A planning application was sent by Gralaw Limited in 2021 to build two blocks - one five-storey and a part six-storey - with some commercial units on the ground floor in Victoria Road.

The buildings will provide eight one-bed, 22 two-bed and seven three-bed self-contained residential units, with at least 10 per cent of the units earmarked for 'affordable' housing.

The scheme also includes associated landscaping, car and cycle parking, and refuse facilities.

The site was previously occupied by a two-storey Victorian residential-scale building, with a large warehouse structure on the rear side.

A statement attached with the application states that the development provides a “high quality” design which includes “vital commercial space, family accommodation” and will relate to the height, scale and character of the area, “enhancing its setting”.

It claimed that all units have been designed to benefit from access to daylight and sunlight.

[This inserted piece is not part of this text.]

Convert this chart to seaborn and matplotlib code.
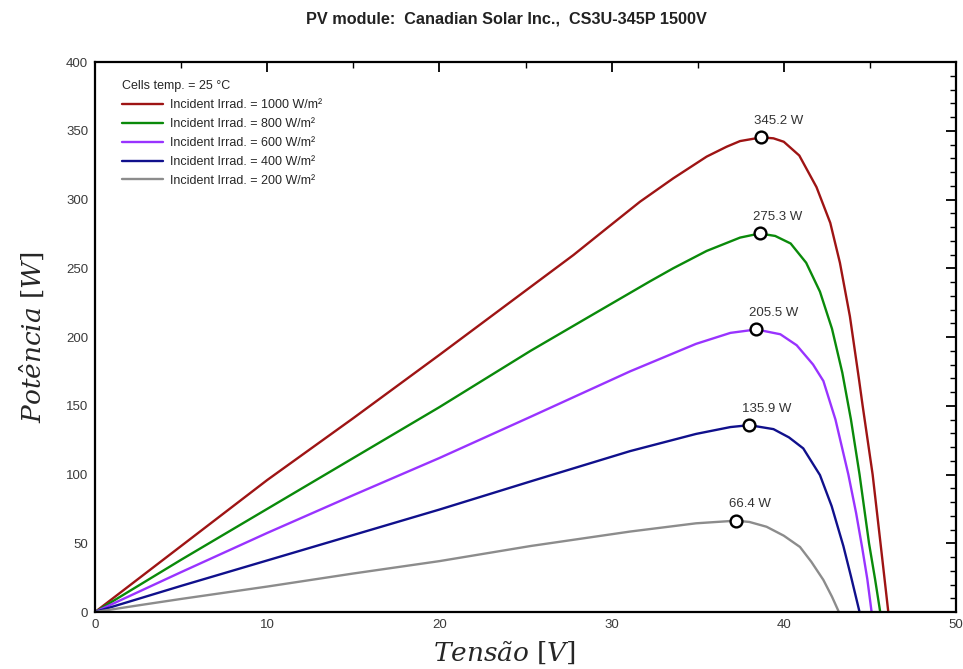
import matplotlib
matplotlib.use("Agg")
import matplotlib.pyplot as plt
from matplotlib.ticker import MultipleLocator
import pandas as pd
import seaborn as sns

# P-V curves of the CS3U-345P module at 25 °C for five irradiance levels
irradiances = [1000, 800, 600, 400, 200]

v_1000 = [0, 2.5, 5, 10, 15, 20, 25.84, 27.78, 29.71, 31.65, 33.58, 35.52, 36.68,
          37.46, 38.7, 39.4, 40.0, 40.9, 41.9, 42.7, 43.26, 43.84, 44.37, 44.58,
          45.16, 45.64, 46.07]
p_1000 = [0, 24, 48, 96, 141, 187, 241.5, 259.6, 279, 298.4, 315.4, 331.2, 338.4,
          342.5, 345.2, 344.5, 342, 332, 309, 283, 254, 215, 169, 150,
          100, 47.5, 0]

v_800 = [0, 2.5, 5, 10, 15, 20, 25.3, 29.0, 32.23, 33.58, 35.52, 37.46, 38.6,
         39.5, 40.4, 41.3, 42.1, 42.8, 43.4, 43.9, 44.4, 44.95, 45.3, 45.6]
p_800 = [0, 19, 38, 75, 112, 149, 190, 217, 240.5, 250, 262.6, 272.3, 275.3,
         273.5, 268, 254, 233, 206, 174, 140, 100, 50, 24, 0]

v_600 = [0, 2.5, 5, 10, 15, 20, 25.3, 31.07, 34.9, 36.9, 38.4, 39.8, 40.75,
         41.7, 42.3, 43.0, 43.75, 44.2, 44.55, 44.85, 45.1]
p_600 = [0, 14.5, 29, 57.5, 85, 112, 142, 175, 195, 203, 205.5, 202, 194,
         180, 168, 140, 100, 72, 47, 24, 0]

v_400 = [0, 2.5, 5, 10, 15, 20, 25.3, 31.07, 34.9, 36.9, 38.0, 39.4, 40.3,
         41.13, 42.1, 42.78, 43.46, 43.9, 44.15, 44.4]
p_400 = [0, 9.5, 19, 37.5, 56, 74.5, 95, 117, 129.5, 134.5, 135.9, 133, 127,
         119, 99.6, 77, 48, 26, 13, 0]

v_200 = [0, 2.5, 5, 10, 15, 20, 25.3, 31.07, 34.9, 37.2, 38.0, 39.0, 40.0,
         40.94, 41.6, 42.3, 42.8, 43.2]
p_200 = [0, 4.8, 9.5, 18.5, 28, 37, 48, 58.5, 64.5, 66.4, 65.5, 62, 55.5,
         47.3, 36.5, 23.3, 11.1, 0]

# maximum power points
mpp_v = [38.7, 38.6, 38.4, 38.0, 37.2]
mpp_p = [345.2, 275.3, 205.5, 135.9, 66.4]

x_ticks = [0, 10, 20, 30, 40, 50]
y_ticks = [0, 50, 100, 150, 200, 250, 300, 350, 400]

curves = {1000: (v_1000, p_1000), 800: (v_800, p_800), 600: (v_600, p_600),
          400: (v_400, p_400), 200: (v_200, p_200)}
labels = [f"Incident Irrad. = {g} W/m²" for g in irradiances]
frames = []
for g, lab in zip(irradiances, labels):
    v, p = curves[g]
    frames.append(pd.DataFrame({"V": v, "P": p, "curve": lab}))
df = pd.concat(frames, ignore_index=True)
colors = ["#9E1414", "#0A8A0A", "#9933FF", "#10108C", "#8C8C8C"]

sns.set_theme(style="white")
plt.rcParams["font.family"] = ["Liberation Sans", "DejaVu Sans"]
plt.rcParams["mathtext.fontset"] = "dejavuserif"

fig = plt.figure(figsize=(9.63, 6.69), dpi=100)
ax = fig.add_axes([0.0987, 0.0852, 0.8940, 0.8221])

sns.lineplot(data=df, x="V", y="P", hue="curve", hue_order=labels, palette=colors,
             sort=False, estimator=None, ax=ax, linewidth=1.7, legend=False)

ax.scatter(mpp_v, mpp_p, s=72, facecolor="white", edgecolor="black",
           linewidth=1.7, zorder=5)
for v, p in zip(mpp_v, mpp_p):
    ax.annotate(f"{p:.1f} W", (v, p), xytext=(-5, 7.5), textcoords="offset points",
                ha="left", va="bottom", fontsize=9.5, color="#333333")

ax.set_xlim(0, 50)
ax.set_ylim(0, 400)
ax.set_xticks(x_ticks)
ax.set_yticks(y_ticks)
ax.xaxis.set_minor_locator(MultipleLocator(5))
ax.yaxis.set_minor_locator(MultipleLocator(10))
ax.tick_params(which="both", direction="in", top=True, right=True, color="black",
               labelsize=9.5, labelcolor="#3a3a3a")
ax.tick_params(which="major", length=7, width=1.3, pad=5)
ax.tick_params(which="minor", length=4, width=1.0)
for s in ax.spines.values():
    s.set_color("black")
    s.set_linewidth(1.6)

ax.set_xlabel(r"$Tens\tilde{a}o\ [V]$", fontsize=19, labelpad=6)
ax.xaxis.label.set_x(0.476)
ax.set_ylabel(r"$Pot\hat{e}ncia\ [W]$", fontsize=19, labelpad=14)

handles = ax.get_lines()[:len(labels)]
leg = ax.legend(handles, labels, loc="upper left", bbox_to_anchor=(0.018, 0.987),
                frameon=False, title="Cells temp. = 25 °C", fontsize=9,
                title_fontsize=9, handlelength=3.3, handletextpad=0.55,
                labelspacing=0.55)
leg._legend_box.align = "left"

fig.text(0.5255, 0.972, "PV module:  Canadian Solar Inc.,  CS3U-345P 1500V",
         ha="center", va="center", fontsize=11.7, fontweight="bold", color="#222222")

fig.savefig("out.png", dpi=100, facecolor="white")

A public consultation was carried out by the applicant, with leaflets sent to 483 nearby properties inviting them to register for a virtual drop-in session. The statement claimed that only 12 people came forward with feedback.

The issues that were raised included parking problems, impact on local infrastructure, lack of need for new homes and removal of the existing building on the site among others.

Read More: Havering Council approves Tweed Way, Romford development

The applicant said in response that the need for new homes is identified as a core objective in both national, regional and local planning policy. The site, they explained, is located within a parking zone which restricts parking to permit holders only between certain times.

The proposal was discussed at the council’s Strategic Planning Committee meeting last March 24 last year after a call-in by Councillor Judith Holt.

The objections she highlighted were around overdevelopment of the site, inadequate car parking and demolishing the existing Victorian villa.

However, a heritage assessment of the site concluded that the building had already undergone significant internal changes that has detracted from its architectural character.

It said that the overall significance of the building to portray local historic character is minor.

The council’s heritage consultants too advised that the structure’s demolition will not have a major heritage impact.

To mitigate the development’s impact on local community infrastructure, the proposal attracted levies of £446,337 in total.

The council’s planning officers recommended that the plans be approved as the development would contribute to boosting housing supply.

It was given the go-ahead by the council after more than a year on Friday (December 1) with 56 conditions attached.